Stated task:
Can you transcribe every line exactly and leave the pictures behind?

'''

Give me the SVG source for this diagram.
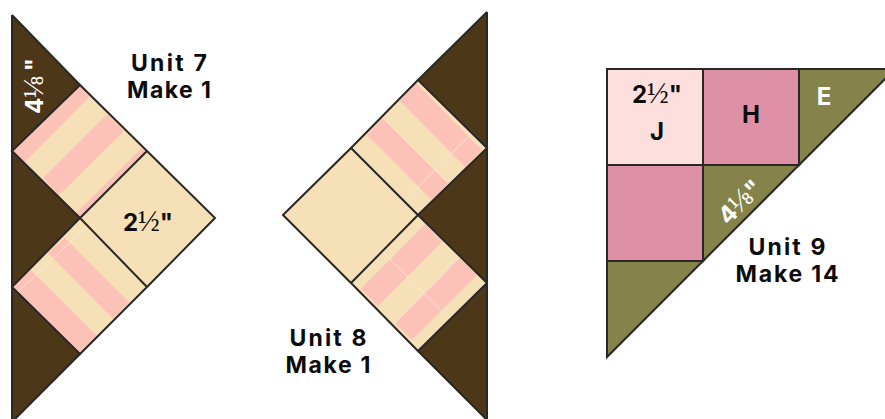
<svg xmlns="http://www.w3.org/2000/svg" width="885" height="419" viewBox="0 0 885 419">
<style>
.e{stroke:#2a2725;stroke-width:2;stroke-linejoin:miter}
.b{fill:#4d3719}
.c{fill:#f6e0b8}
.p{fill:#fcc1b7}
.o{fill:#85824a}
.m{fill:#de90a6}
.n{fill:none}
.l{stroke:#fdeedd;stroke-width:.7;fill:none}
.t{font-family:"Inter","Liberation Sans",sans-serif;font-weight:700;font-size:24px;fill:#0c0c0c;text-anchor:middle}
.u{font-size:23px}
.s{font-family:"Liberation Serif",serif;font-weight:400;font-size:29px}
.w{fill:#fff}
</style>
<g id="unit-7">
<path class="b" d="M12 15L80 85L12 151L80 218L12 287L80 354L12 422Z"/>
<path class="c" d="M12 151L80 85L147 151L80 218Z"/>
<path class="p" d="M12 151L80 85L89 97L25 162Z"/>
<path class="p" d="M107 114L124 131L59 195L43 178Z"/>
<path class="p" d="M142 148L147 153L80 218L76 213Z"/>
<path class="c" d="M147 151L215 218L147 287L80 218Z"/>
<path class="c" d="M12 287L80 218L147 287L80 354Z"/>
<path class="p" d="M12 287L31 270L97 336L80 354Z"/>
<path class="p" d="M48 253L65 238L129 302L113 319Z"/>
<path class="l" d="M18 292L85 228"/>
<path class="n e" d="M12 151L80 85L147 151L80 218ZM147 151L215 218L147 287L80 218ZM12 287L80 218L147 287L80 354Z"/>
<path class="n e" d="M12 15V419M12 15L80 85M80 354L12 422"/>
</g>
<g id="unit-8">
<path class="b" d="M487 12L418 80L487 148L418 215L487 283L418 351L487 420Z"/>
<path class="c" d="M351 148L418 80L487 148L418 215Z"/>
<path class="p" d="M416 83L400 101L465 167L482 150Z"/>
<path class="p" d="M383 118L448 183L432 200L367 135Z"/>
<path class="l" d="M383 118L448 183M407 198L469 136"/>
<path class="c" d="M283 215L351 148L418 215L351 283Z"/>
<path class="c" d="M351 283L418 215L487 283L418 351Z"/>
<path class="p" d="M425 224L442 242L378 306L361 289Z"/>
<path class="p" d="M459 258L477 275L412 340L395 323Z"/>
<path class="l" d="M459 258L395 323M383 252L448 318"/>
<path class="n e" d="M351 148L418 80L487 148L418 215ZM283 215L351 148L418 215L351 283ZM351 283L418 215L487 283L418 351Z"/>
<path class="n e" d="M487 12V419M487 12L418 80M418 351L487 420"/>
</g>
<g id="unit-9">
<rect x="607" y="69" width="96" height="96" fill="#fde0dd" class="e"/>
<rect x="703" y="69" width="96" height="96" class="m e"/>
<rect x="607" y="165" width="96" height="96" class="m e"/>
<path class="o e" d="M799 69H895L799 165Z"/>
<path class="o e" d="M703 165H799L703 261Z"/>
<path class="o e" d="M607 261H703L607 357Z"/>
</g>
<g id="labels">
<text class="t u" x="169" y="71" textLength="76">Unit 7</text>
<text class="t u" x="169" y="98" textLength="84">Make 1</text>
<text class="t" x="148" y="231">2<tspan class="s">½</tspan>"</text>
<text class="t w" transform="translate(43 86) rotate(-90)">4<tspan class="s">⅛</tspan><tspan dx="5">"</tspan></text>
<text class="t u" x="328" y="346" textLength="77">Unit 8</text>
<text class="t u" x="328" y="373" textLength="85">Make 1</text>
<text class="t" x="657" y="103">2<tspan class="s">½</tspan>"</text>
<text class="t" x="657" y="140">J</text>
<text class="t" x="751" y="123">H</text>
<text class="t w" x="824" y="105">E</text>
<text class="t w" transform="translate(746 208) rotate(-45)">4<tspan class="s">⅛</tspan>"</text>
<text class="t u" x="787" y="255" textLength="77">Unit 9</text>
<text class="t u" x="787" y="282" textLength="103">Make 14</text>
</g>
</svg>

'''

Response to the exercise:
Give me the SVG source for this diagram.
<svg xmlns="http://www.w3.org/2000/svg" width="885" height="419" viewBox="0 0 885 419">
<style>
.e{stroke:#2a2725;stroke-width:2;stroke-linejoin:miter}
.b{fill:#4d3719}
.c{fill:#f6e0b8}
.p{fill:#fcc1b7}
.o{fill:#85824a}
.m{fill:#de90a6}
.n{fill:none}
.l{stroke:#fdeedd;stroke-width:.7;fill:none}
.t{font-family:"Inter","Liberation Sans",sans-serif;font-weight:700;font-size:24px;fill:#0c0c0c;text-anchor:middle}
.u{font-size:23px}
.s{font-family:"Liberation Serif",serif;font-weight:400;font-size:29px}
.w{fill:#fff}
</style>
<g id="unit-7">
<path class="b" d="M12 15L80 85L12 151L80 218L12 287L80 354L12 422Z"/>
<path class="c" d="M12 151L80 85L147 151L80 218Z"/>
<path class="p" d="M12 151L80 85L89 97L25 162Z"/>
<path class="p" d="M107 114L124 131L59 195L43 178Z"/>
<path class="p" d="M142 148L147 153L80 218L76 213Z"/>
<path class="c" d="M147 151L215 218L147 287L80 218Z"/>
<path class="c" d="M12 287L80 218L147 287L80 354Z"/>
<path class="p" d="M12 287L31 270L97 336L80 354Z"/>
<path class="p" d="M48 253L65 238L129 302L113 319Z"/>
<path class="l" d="M18 292L85 228"/>
<path class="n e" d="M12 151L80 85L147 151L80 218ZM147 151L215 218L147 287L80 218ZM12 287L80 218L147 287L80 354Z"/>
<path class="n e" d="M12 15V419M12 15L80 85M80 354L12 422"/>
</g>
<g id="unit-8">
<path class="b" d="M487 12L418 80L487 148L418 215L487 283L418 351L487 420Z"/>
<path class="c" d="M351 148L418 80L487 148L418 215Z"/>
<path class="p" d="M416 83L400 101L465 167L482 150Z"/>
<path class="p" d="M383 118L448 183L432 200L367 135Z"/>
<path class="l" d="M383 118L448 183M407 198L469 136"/>
<path class="c" d="M283 215L351 148L418 215L351 283Z"/>
<path class="c" d="M351 283L418 215L487 283L418 351Z"/>
<path class="p" d="M425 224L442 242L378 306L361 289Z"/>
<path class="p" d="M459 258L477 275L412 340L395 323Z"/>
<path class="l" d="M459 258L395 323M383 252L448 318"/>
<path class="n e" d="M351 148L418 80L487 148L418 215ZM283 215L351 148L418 215L351 283ZM351 283L418 215L487 283L418 351Z"/>
<path class="n e" d="M487 12V419M487 12L418 80M418 351L487 420"/>
</g>
<g id="unit-9">
<rect x="607" y="69" width="96" height="96" fill="#fde0dd" class="e"/>
<rect x="703" y="69" width="96" height="96" class="m e"/>
<rect x="607" y="165" width="96" height="96" class="m e"/>
<path class="o e" d="M799 69H895L799 165Z"/>
<path class="o e" d="M703 165H799L703 261Z"/>
<path class="o e" d="M607 261H703L607 357Z"/>
</g>
<g id="labels">
<text class="t u" x="169" y="71" textLength="76">Unit 7</text>
<text class="t u" x="169" y="98" textLength="84">Make 1</text>
<text class="t" x="148" y="231">2<tspan class="s">½</tspan>"</text>
<text class="t w" transform="translate(43 86) rotate(-90)">4<tspan class="s">⅛</tspan><tspan dx="5">"</tspan></text>
<text class="t u" x="328" y="346" textLength="77">Unit 8</text>
<text class="t u" x="328" y="373" textLength="85">Make 1</text>
<text class="t" x="657" y="103">2<tspan class="s">½</tspan>"</text>
<text class="t" x="657" y="140">J</text>
<text class="t" x="751" y="123">H</text>
<text class="t w" x="824" y="105">E</text>
<text class="t w" transform="translate(746 208) rotate(-45)">4<tspan class="s">⅛</tspan>"</text>
<text class="t u" x="787" y="255" textLength="77">Unit 9</text>
<text class="t u" x="787" y="282" textLength="103">Make 14</text>
</g>
</svg>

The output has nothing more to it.